Tracking KPIs and benchmarking help practices improve overall. Competing with yourself is a phenomenal way to motivate and obtain goals, and benchmarking is the practice analytics way of doing that. By being able to review past performance, set goals for future performance and track current performance against those benchmarks, users gain valuable insight into what they're doing right and what they need to focus on more.
Physicians can improve performance and therefore patient satisfaction. Accessing patient reviews, physician diagnoses and treatments and patient outcomes provides a broad, overarching view of everything that makes up physician performance. Seeing it all compiled can reveal areas where physicians excel, as well as those that need work.
Because health care analytics is a combination of several different types of software, physicians have a handful of options when it comes to purchasing.
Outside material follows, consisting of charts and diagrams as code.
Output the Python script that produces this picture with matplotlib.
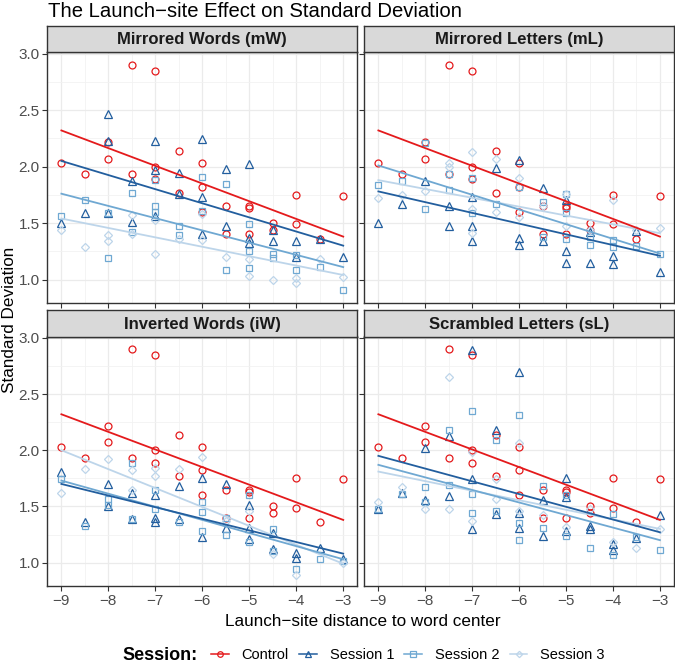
import matplotlib.pyplot as plt
from matplotlib.lines import Line2D

plt.rcParams["font.family"] = ["Liberation Sans", "DejaVu Sans"]

# x positions are launch-site distances (-9 .. -3)
ctrl_x = [-9, -8.5, -8, -8, -7.5, -7.5, -7, -7, -7, -6.5, -6.5, -6, -6, -6,
          -5.5, -5.5, -5, -5, -5, -4.5, -4.5, -4, -4, -3.5, -3]
ctrl_y = [2.03, 1.93, 2.22, 2.07, 2.90, 1.93, 2.85, 2.00, 1.89, 2.14, 1.77, 2.03, 1.82, 1.60,
          1.65, 1.40, 1.65, 1.63, 1.40, 1.50, 1.44, 1.75, 1.49, 1.36, 1.74]

# Mirrored Words (mW)
mw_s1_x = [-9, -8.5, -8, -8, -8, -7.5, -7.5, -7, -7, -7, -6.5, -6.5, -6, -6, -6,
           -5.5, -5.5, -5, -5, -5, -4.5, -4.5, -4, -4, -3.5, -3]
mw_s1_y = [1.50, 1.59, 2.47, 2.23, 1.59, 1.87, 1.51, 2.23, 1.97, 1.56, 1.94, 1.76, 2.24, 1.73, 1.40,
           1.98, 1.47, 2.02, 1.37, 1.32, 1.44, 1.34, 1.34, 1.20, 1.36, 1.20]
mw_s2_x = [-9, -8.5, -8, -8, -7.5, -7.5, -7, -7, -7, -6.5, -6.5, -6, -6,
           -5.5, -5.5, -5, -5, -5, -4.5, -4.5, -4, -4, -3.5, -3]
mw_s2_y = [1.56, 1.70, 1.59, 1.19, 1.77, 1.42, 1.88, 1.65, 1.60, 1.47, 1.39, 1.91, 1.61,
           1.85, 1.08, 1.49, 1.25, 1.10, 1.23, 1.19, 1.22, 1.08, 1.11, 0.91]
mw_s3_x = [-9, -8.5, -8, -8, -7.5, -7.5, -7, -7, -6.5, -6, -6, -5.5, -5, -5,
           -4.5, -4, -4, -3.5, -3]
mw_s3_y = [1.44, 1.29, 1.39, 1.34, 1.57, 1.40, 1.53, 1.23, 1.36, 1.58, 1.35, 1.20, 1.18, 1.03,
           1.00, 1.01, 0.97, 1.18, 1.02]

# Mirrored Letters (mL)
ml_s1_x = [-9, -8.5, -8, -7.5, -7.5, -7, -7, -7, -6.5, -6, -6, -6,
           -5.5, -5.5, -5, -5, -5, -4.5, -4.5, -4, -4, -3.5, -3]
ml_s1_y = [1.50, 1.67, 1.87, 1.65, 1.47, 1.73, 1.47, 1.34, 1.99, 2.06, 1.37, 1.31,
           1.81, 1.34, 1.70, 1.25, 1.15, 1.42, 1.15, 1.21, 1.14, 1.43, 1.07]
ml_s2_x = [-9, -8.5, -8, -8, -7.5, -7.5, -7, -7, -6.5, -6, -5.5, -5.5, -5, -5, -5,
           -4.5, -4.5, -4, -4, -3.5, -3]
ml_s2_y = [1.84, 1.87, 2.21, 1.62, 1.93, 1.79, 1.90, 1.59, 1.67, 1.82, 1.69, 1.38, 1.76, 1.59, 1.36,
           1.38, 1.31, 1.35, 1.29, 1.30, 1.23]
ml_s3_x = [-9, -8.5, -8, -7.5, -7.5, -7, -7, -7, -6.5, -6.5, -6, -6, -5.5, -5, -5,
           -4.5, -4, -3.5, -3]
ml_s3_y = [1.72, 1.75, 1.78, 2.03, 2.00, 2.13, 1.62, 1.41, 2.07, 1.60, 1.90, 1.55, 1.65, 1.76, 1.47,
           1.44, 1.70, 1.44, 1.46]

# Inverted Words (iW)
iw_s1_x = [-9, -8.5, -8, -8, -7.5, -7.5, -7, -7, -7, -6.5, -6.5, -6, -6, -5.5, -5.5,
           -5, -5, -5, -4.5, -4.5, -4, -4, -3.5, -3]
iw_s1_y = [1.81, 1.36, 1.70, 1.50, 1.62, 1.39, 1.60, 1.40, 1.36, 1.68, 1.39, 1.75, 1.23, 1.70, 1.31,
           1.51, 1.31, 1.21, 1.26, 1.12, 1.09, 1.04, 1.13, 1.03]
iw_s2_x = [-9, -8.5, -8, -8, -7.5, -7.5, -7, -7, -6.5, -6, -6, -6, -5.5, -5.5,
           -5, -5, -4.5, -4.5, -4, -3.5, -3]
iw_s2_y = [1.74, 1.33, 1.57, 1.51, 1.89, 1.39, 1.65, 1.48, 1.36, 1.54, 1.45, 1.28, 1.40, 1.25,
           1.60, 1.18, 1.30, 1.10, 0.94, 1.03, 1.01]
iw_s3_x = [-9, -8.5, -8, -7.5, -7.5, -7, -7, -6.5, -6, -5.5, -5, -4.5, -4, -3]
iw_s3_y = [1.62, 1.83, 1.92, 1.82, 1.65, 1.84, 1.77, 1.83, 1.94, 1.37, 1.46, 1.08, 0.89, 1.00]

# Scrambled Letters (sL)
sl_s1_x = [-9, -8.5, -8, -8, -7.5, -7.5, -7, -7, -7, -6.5, -6.5, -6, -6, -6,
           -5.5, -5.5, -5, -5, -5, -4.5, -4.5, -4, -4, -3.5, -3]
sl_s1_y = [1.48, 1.62, 2.02, 1.56, 2.13, 1.59, 2.89, 1.74, 1.30, 2.18, 1.43, 2.70, 1.44, 1.31,
           1.56, 1.24, 1.75, 1.58, 1.28, 1.33, 1.30, 1.17, 1.11, 1.22, 1.42]
sl_s2_x = [-9, -8.5, -8, -8, -7.5, -7.5, -7, -7, -7, -6.5, -6.5, -6, -6, -6,
           -5.5, -5.5, -5, -5, -4.5, -4, -4, -3.5, -3]
sl_s2_y = [1.48, 1.61, 1.67, 1.54, 2.18, 1.69, 2.35, 1.61, 1.44, 2.09, 1.46, 2.31, 1.35, 1.20,
           1.68, 1.31, 1.60, 1.24, 1.13, 1.43, 1.07, 1.23, 1.11]
sl_s3_x = [-9, -8.5, -8, -7.5, -7.5, -7, -7, -6.5, -6.5, -6, -6, -5.5, -5, -4.5,
           -4, -3.5, -3]
sl_s3_y = [1.54, 1.67, 1.48, 2.65, 1.48, 1.98, 1.37, 1.74, 1.57, 2.06, 1.46, 1.42, 1.32, 1.48,
           1.18, 1.13, 1.30]

# linear-trend end values at x = -9 and x = -3
fit_ctrl = (2.32, 1.38)
fit_mw = [(2.05, 1.30), (1.76, 1.11), (1.54, 1.04)]
fit_ml = [(1.78, 1.21), (2.01, 1.23), (1.88, 1.41)]
fit_iw = [(1.70, 1.08), (1.73, 1.03), (2.00, 0.99)]
fit_sl = [(1.95, 1.27), (1.87, 1.20), (1.81, 1.30)]

sessions = ["Control", "Session 1", "Session 2", "Session 3"]
colors = ["#E41A1C", "#225E9E", "#6FA8D2", "#BDD5EA"]
markers = ["o", "^", "s", "D"]
msizes = [5.0, 5.6, 5.0, 4.0]

panels = [
    ("Mirrored Words (mW)", [(mw_s1_x, mw_s1_y), (mw_s2_x, mw_s2_y), (mw_s3_x, mw_s3_y)], fit_mw),
    ("Mirrored Letters (mL)", [(ml_s1_x, ml_s1_y), (ml_s2_x, ml_s2_y), (ml_s3_x, ml_s3_y)], fit_ml),
    ("Inverted Words (iW)", [(iw_s1_x, iw_s1_y), (iw_s2_x, iw_s2_y), (iw_s3_x, iw_s3_y)], fit_iw),
    ("Scrambled Letters (sL)", [(sl_s1_x, sl_s1_y), (sl_s2_x, sl_s2_y), (sl_s3_x, sl_s3_y)], fit_sl),
]

W, H = 675, 666
fig = plt.figure(figsize=(W / 100, H / 100), dpi=100)

# panel boxes in pixels: (left, top, right, bottom)
cols = [(47.3, 357.3), (364.3, 674.0)]
rows = [(52.3, 303.0), (336.5, 586.0)]
strip_h = 26.3

for i, (title, series, fits) in enumerate(panels):
    l, r = cols[i % 2]
    t, b = rows[i // 2]
    ax = fig.add_axes([l / W, 1 - b / H, (r - l) / W, (b - t) / H])
    sax = fig.add_axes([l / W, 1 - t / H, (r - l) / W, strip_h / H])

    ax.set_xlim(-9.3, -2.7)
    ax.set_ylim(0.792, 3.012)
    ax.set_xticks(range(-9, -2))
    ax.set_xticks([-8.5, -7.5, -6.5, -5.5, -4.5, -3.5], minor=True)
    ax.set_yticks([1.0, 1.5, 2.0, 2.5, 3.0])
    ax.set_yticks([1.25, 1.75, 2.25, 2.75], minor=True)
    ax.grid(which="major", color="#EBEBEB", lw=0.9, zorder=0)
    ax.grid(which="minor", color="#F2F2F2", lw=0.6, zorder=0)
    ax.set_axisbelow(True)
    for sp in ax.spines.values():
        sp.set_color("#333333")
        sp.set_linewidth(1.0)
    ax.tick_params(which="minor", length=0)
    ax.tick_params(which="major", length=3.8, width=0.8, color="#333333",
                   labelcolor="#4D4D4D", labelsize=11, pad=1.8)
    if i % 2 == 1:
        ax.tick_params(labelleft=False)
    if i // 2 == 0:
        ax.tick_params(labelbottom=False)
    ax.set_xticklabels(["\u22129", "\u22128", "\u22127", "\u22126", "\u22125", "\u22124", "\u22123"]
                       if i // 2 == 1 else [""] * 7)

    all_series = [(ctrl_x, ctrl_y)] + series
    for k, (xs, ys) in enumerate(all_series):
        ax.plot(xs, ys, ls="none", marker=markers[k], ms=msizes[k], mfc="none",
                mec=colors[k], mew=0.9, zorder=3)
    all_fits = [fit_ctrl] + fits
    for k in range(3, -1, -1):
        ax.plot([-9, -3], all_fits[k], color=colors[k], lw=1.3, zorder=4)

    sax.set_xlim(0, 1)
    sax.set_ylim(0, 1)
    sax.set_xticks([])
    sax.set_yticks([])
    sax.set_facecolor("#D9D9D9")
    for sp in sax.spines.values():
        sp.set_color("#333333")
        sp.set_linewidth(1.0)
    sax.text(0.5, 0.47, title, ha="center", va="center", fontsize=12,
             fontweight="bold", color="#1A1A1A")

fig.text(48 / W, 1 - 17 / H, "The Launch\u2212site Effect on Standard Deviation",
         ha="left", va="baseline", fontsize=14.6)
fig.text(10 / W, 1 - 320 / H, "Standard Deviation", rotation=90,
         ha="center", va="center", fontsize=12.3)
fig.text(363 / W, 1 - 621 / H, "Launch\u2212site distance to word center",
         ha="center", va="center", fontsize=12.3)

fig.text(122 / W, 1 - 655 / H, "Session:", ha="left", va="center",
         fontsize=13, fontweight="bold")
handles = [Line2D([], [], color=c, marker=m, ms=s * 0.8, mfc="none", mec=c, mew=0.9, lw=1.1)
           for c, m, s in zip(colors, markers, msizes)]
fig.legend(handles, sessions, loc="center left", bbox_to_anchor=(211 / W, 1 - 655 / H),
           ncol=4, frameon=False, fontsize=10.5, handlelength=1.2, handletextpad=0.9,
           columnspacing=0.7, borderaxespad=0, borderpad=0)

fig.savefig("out.png", dpi=100)
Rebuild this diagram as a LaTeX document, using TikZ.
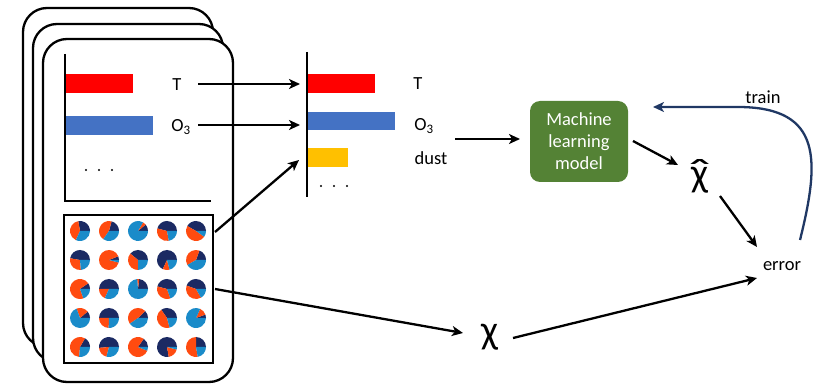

If you're a smaller practice that's just beginning to explore your data analytics options, you may opt for a stand-alone software system that only provides analytics. These tend to be less expensive and easier to navigate, but integration with existing systems can prove costly or time-consuming.
If you're a larger practice with more resources, it's worth considering customizable data analysis systems offered by larger vendors or health care-specific data analysis vendors. These tend to run a little higher in terms of cost, but the medical functionality and knowledgeable support teams often make the expense worth it.
Finally, if your existing EHR provider offers a practice analytics module, you should absolutely explore it, regardless of your practice's size. The ability to add analytics functionality to an existing system without dealing with integration and having to learn a new format should not be overlooked.